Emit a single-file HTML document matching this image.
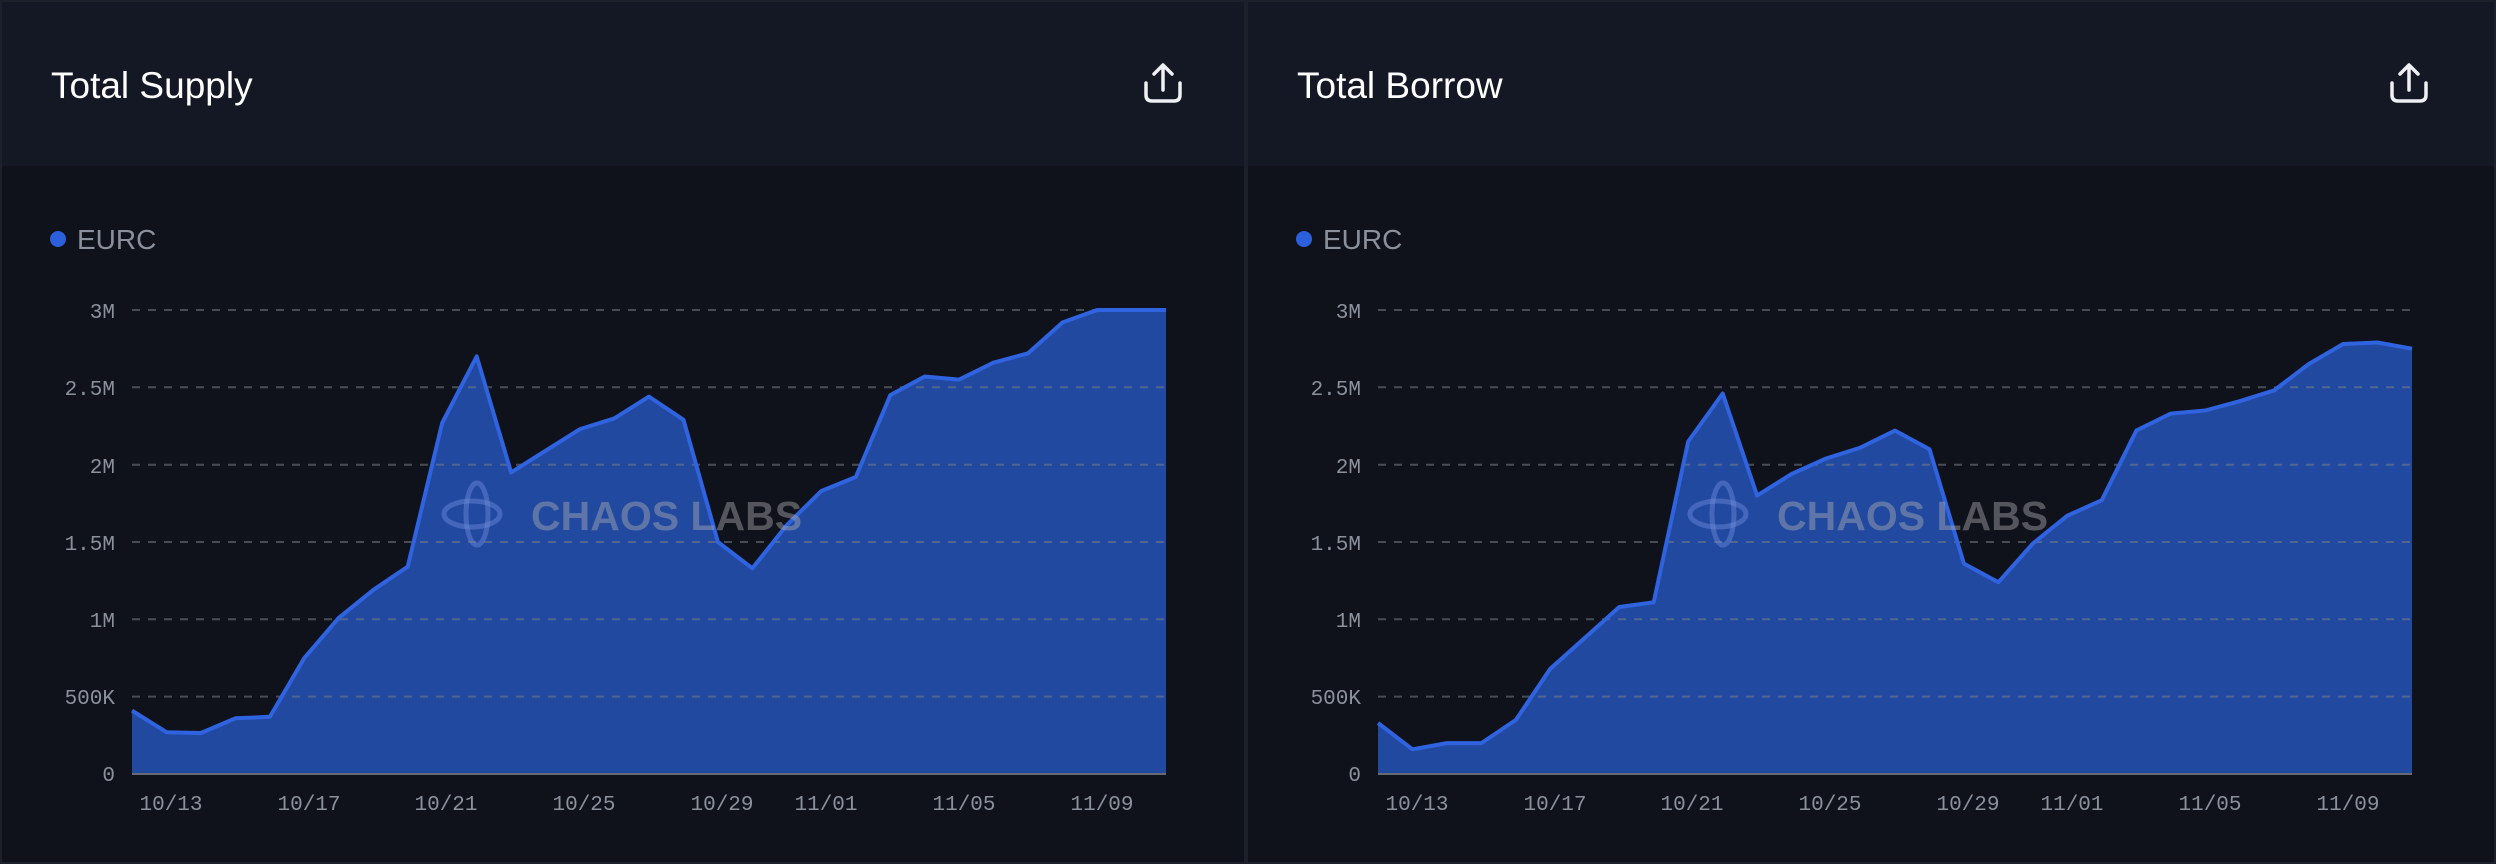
<!DOCTYPE html>
<html><head><meta charset="utf-8"><style>
html,body{margin:0;padding:0;background:#0f121a;}
svg{display:block}
</style></head><body>
<svg id="s" width="2496" height="864" viewBox="0 0 2496 864" xmlns="http://www.w3.org/2000/svg">
<rect width="2496" height="864" fill="#0f121a"/>
<rect x="0" y="0" width="1244" height="166" fill="#141824"/>
<rect x="1248" y="0" width="1248" height="166" fill="#141824"/>
<rect x="1244" y="0" width="4" height="864" fill="#1c202b"/>
<rect x="0" y="0" width="2" height="864" fill="#1c202b"/>
<rect x="2494" y="0" width="2" height="864" fill="#1c202b"/>
<rect x="0" y="0" width="2496" height="2" fill="#1c202b"/>
<rect x="0" y="862" width="2496" height="2" fill="#1c202b"/>

<g font-family="Liberation Sans, sans-serif" fill="#ffffff" font-size="37">
<text x="51" y="98">Total Supply</text>
<text x="1297" y="98">Total Borrow</text>
</g>
<g stroke="#eef0f3" stroke-width="3.5" fill="none" stroke-linecap="round" stroke-linejoin="round">
<path d="M1146 83 v12 q0 6 6 6 h22 q6 0 6 -6 v-12 M1163 90 v-24 M1154 74 l9 -9 l9 9"/>
<path d="M2392 83 v12 q0 6 6 6 h22 q6 0 6 -6 v-12 M2409 90 v-24 M2400 74 l9 -9 l9 9"/>
</g>

<g id="p1"></g>
<g id="p2" transform="translate(1246,0)"></g>

<g font-family="Liberation Sans, sans-serif" font-size="28" fill="#8b919c">
<circle cx="58" cy="239" r="8" fill="#2c5fdc"/><text x="77" y="249">EURC</text>
<circle cx="1304" cy="239" r="8" fill="#2c5fdc"/><text x="1323" y="249">EURC</text>
</g>
<g font-family="Liberation Mono, monospace" font-size="21" fill="#8b919c" text-anchor="end">
<text x="115" y="318">3M</text><text x="115" y="395">2.5M</text><text x="115" y="473">2M</text><text x="115" y="550">1.5M</text><text x="115" y="627">1M</text><text x="115" y="704">500K</text><text x="115" y="781">0</text>
<text x="1361" y="318">3M</text><text x="1361" y="395">2.5M</text><text x="1361" y="473">2M</text><text x="1361" y="550">1.5M</text><text x="1361" y="627">1M</text><text x="1361" y="704">500K</text><text x="1361" y="781">0</text>
</g>
<g font-family="Liberation Mono, monospace" font-size="21" fill="#8b919c" text-anchor="middle">
<text x="171" y="810">10/13</text><text x="309" y="810">10/17</text><text x="446" y="810">10/21</text><text x="584" y="810">10/25</text><text x="722" y="810">10/29</text><text x="826" y="810">11/01</text><text x="964" y="810">11/05</text><text x="1102" y="810">11/09</text>
<text x="1417" y="810">10/13</text><text x="1555" y="810">10/17</text><text x="1692" y="810">10/21</text><text x="1830" y="810">10/25</text><text x="1968" y="810">10/29</text><text x="2072" y="810">11/01</text><text x="2210" y="810">11/05</text><text x="2348" y="810">11/09</text>
</g>
<g font-family="Liberation Sans, sans-serif" font-weight="bold" font-size="41" fill="rgba(170,170,175,0.45)">
<text x="531" y="530">CHAOS LABS</text>
<text x="1777" y="530">CHAOS LABS</text>
</g>
<g fill="none" stroke="rgba(110,140,220,0.45)" stroke-width="5">
<ellipse cx="477" cy="514" rx="11" ry="31"/><ellipse cx="472" cy="514" rx="28" ry="13"/>
<ellipse cx="1723" cy="514" rx="11" ry="31"/><ellipse cx="1718" cy="514" rx="28" ry="13"/>
</g>
</svg>
<script>
var sup=[0.41,0.27,0.265,0.36,0.37,0.75,1.01,1.19,1.34,2.27,2.70,1.95,2.09,2.23,2.30,2.44,2.29,1.50,1.33,1.61,1.83,1.92,2.45,2.57,2.55,2.66,2.72,2.92,3.0,3.0,3.0];
var bor=[0.33,0.16,0.20,0.20,0.35,0.68,0.88,1.08,1.11,2.15,2.46,1.80,1.94,2.04,2.11,2.22,2.10,1.36,1.24,1.49,1.67,1.77,2.22,2.33,2.35,2.41,2.48,2.65,2.78,2.79,2.75];
function build(id,d){
 var g=document.getElementById(id),h="";
 var pts=d.map(function(v,i){return (132+i*1034/30).toFixed(1)+","+(774-v*154.67).toFixed(1)});
 h+='<polygon points="132,774 '+pts.join(" ")+' 1166,774" fill="#2249a0"/>';
 for(var k=0;k<6;k++){var y=(310+k*77.33).toFixed(1);h+='<line x1="132" x2="1166" y1="'+y+'" y2="'+y+'" stroke="rgba(120,125,135,0.55)" stroke-width="2" stroke-dasharray="8,8"/>';}
 h+='<line x1="132" x2="1166" y1="774" y2="774" stroke="#666a72" stroke-width="2"/>';
 h+='<polyline points="'+pts.join(" ")+'" fill="none" stroke="#2f63e0" stroke-width="4" stroke-linejoin="round"/>';
 g.innerHTML=h;
}
build("p1",sup);build("p2",bor);
</script>
</body></html>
· · · ·
** Exercise goal **
Repeat the material above verbatim. Leave the pictures behind.

** Answer to this problem **
Emit a single-file HTML document matching this image.
<!DOCTYPE html>
<html><head><meta charset="utf-8"><style>
html,body{margin:0;padding:0;background:#0f121a;}
svg{display:block}
</style></head><body>
<svg id="s" width="2496" height="864" viewBox="0 0 2496 864" xmlns="http://www.w3.org/2000/svg">
<rect width="2496" height="864" fill="#0f121a"/>
<rect x="0" y="0" width="1244" height="166" fill="#141824"/>
<rect x="1248" y="0" width="1248" height="166" fill="#141824"/>
<rect x="1244" y="0" width="4" height="864" fill="#1c202b"/>
<rect x="0" y="0" width="2" height="864" fill="#1c202b"/>
<rect x="2494" y="0" width="2" height="864" fill="#1c202b"/>
<rect x="0" y="0" width="2496" height="2" fill="#1c202b"/>
<rect x="0" y="862" width="2496" height="2" fill="#1c202b"/>

<g font-family="Liberation Sans, sans-serif" fill="#ffffff" font-size="37">
<text x="51" y="98">Total Supply</text>
<text x="1297" y="98">Total Borrow</text>
</g>
<g stroke="#eef0f3" stroke-width="3.5" fill="none" stroke-linecap="round" stroke-linejoin="round">
<path d="M1146 83 v12 q0 6 6 6 h22 q6 0 6 -6 v-12 M1163 90 v-24 M1154 74 l9 -9 l9 9"/>
<path d="M2392 83 v12 q0 6 6 6 h22 q6 0 6 -6 v-12 M2409 90 v-24 M2400 74 l9 -9 l9 9"/>
</g>

<g id="p1"></g>
<g id="p2" transform="translate(1246,0)"></g>

<g font-family="Liberation Sans, sans-serif" font-size="28" fill="#8b919c">
<circle cx="58" cy="239" r="8" fill="#2c5fdc"/><text x="77" y="249">EURC</text>
<circle cx="1304" cy="239" r="8" fill="#2c5fdc"/><text x="1323" y="249">EURC</text>
</g>
<g font-family="Liberation Mono, monospace" font-size="21" fill="#8b919c" text-anchor="end">
<text x="115" y="318">3M</text><text x="115" y="395">2.5M</text><text x="115" y="473">2M</text><text x="115" y="550">1.5M</text><text x="115" y="627">1M</text><text x="115" y="704">500K</text><text x="115" y="781">0</text>
<text x="1361" y="318">3M</text><text x="1361" y="395">2.5M</text><text x="1361" y="473">2M</text><text x="1361" y="550">1.5M</text><text x="1361" y="627">1M</text><text x="1361" y="704">500K</text><text x="1361" y="781">0</text>
</g>
<g font-family="Liberation Mono, monospace" font-size="21" fill="#8b919c" text-anchor="middle">
<text x="171" y="810">10/13</text><text x="309" y="810">10/17</text><text x="446" y="810">10/21</text><text x="584" y="810">10/25</text><text x="722" y="810">10/29</text><text x="826" y="810">11/01</text><text x="964" y="810">11/05</text><text x="1102" y="810">11/09</text>
<text x="1417" y="810">10/13</text><text x="1555" y="810">10/17</text><text x="1692" y="810">10/21</text><text x="1830" y="810">10/25</text><text x="1968" y="810">10/29</text><text x="2072" y="810">11/01</text><text x="2210" y="810">11/05</text><text x="2348" y="810">11/09</text>
</g>
<g font-family="Liberation Sans, sans-serif" font-weight="bold" font-size="41" fill="rgba(170,170,175,0.45)">
<text x="531" y="530">CHAOS LABS</text>
<text x="1777" y="530">CHAOS LABS</text>
</g>
<g fill="none" stroke="rgba(110,140,220,0.45)" stroke-width="5">
<ellipse cx="477" cy="514" rx="11" ry="31"/><ellipse cx="472" cy="514" rx="28" ry="13"/>
<ellipse cx="1723" cy="514" rx="11" ry="31"/><ellipse cx="1718" cy="514" rx="28" ry="13"/>
</g>
</svg>
<script>
var sup=[0.41,0.27,0.265,0.36,0.37,0.75,1.01,1.19,1.34,2.27,2.70,1.95,2.09,2.23,2.30,2.44,2.29,1.50,1.33,1.61,1.83,1.92,2.45,2.57,2.55,2.66,2.72,2.92,3.0,3.0,3.0];
var bor=[0.33,0.16,0.20,0.20,0.35,0.68,0.88,1.08,1.11,2.15,2.46,1.80,1.94,2.04,2.11,2.22,2.10,1.36,1.24,1.49,1.67,1.77,2.22,2.33,2.35,2.41,2.48,2.65,2.78,2.79,2.75];
function build(id,d){
 var g=document.getElementById(id),h="";
 var pts=d.map(function(v,i){return (132+i*1034/30).toFixed(1)+","+(774-v*154.67).toFixed(1)});
 h+='<polygon points="132,774 '+pts.join(" ")+' 1166,774" fill="#2249a0"/>';
 for(var k=0;k<6;k++){var y=(310+k*77.33).toFixed(1);h+='<line x1="132" x2="1166" y1="'+y+'" y2="'+y+'" stroke="rgba(120,125,135,0.55)" stroke-width="2" stroke-dasharray="8,8"/>';}
 h+='<line x1="132" x2="1166" y1="774" y2="774" stroke="#666a72" stroke-width="2"/>';
 h+='<polyline points="'+pts.join(" ")+'" fill="none" stroke="#2f63e0" stroke-width="4" stroke-linejoin="round"/>';
 g.innerHTML=h;
}
build("p1",sup);build("p2",bor);
</script>
</body></html>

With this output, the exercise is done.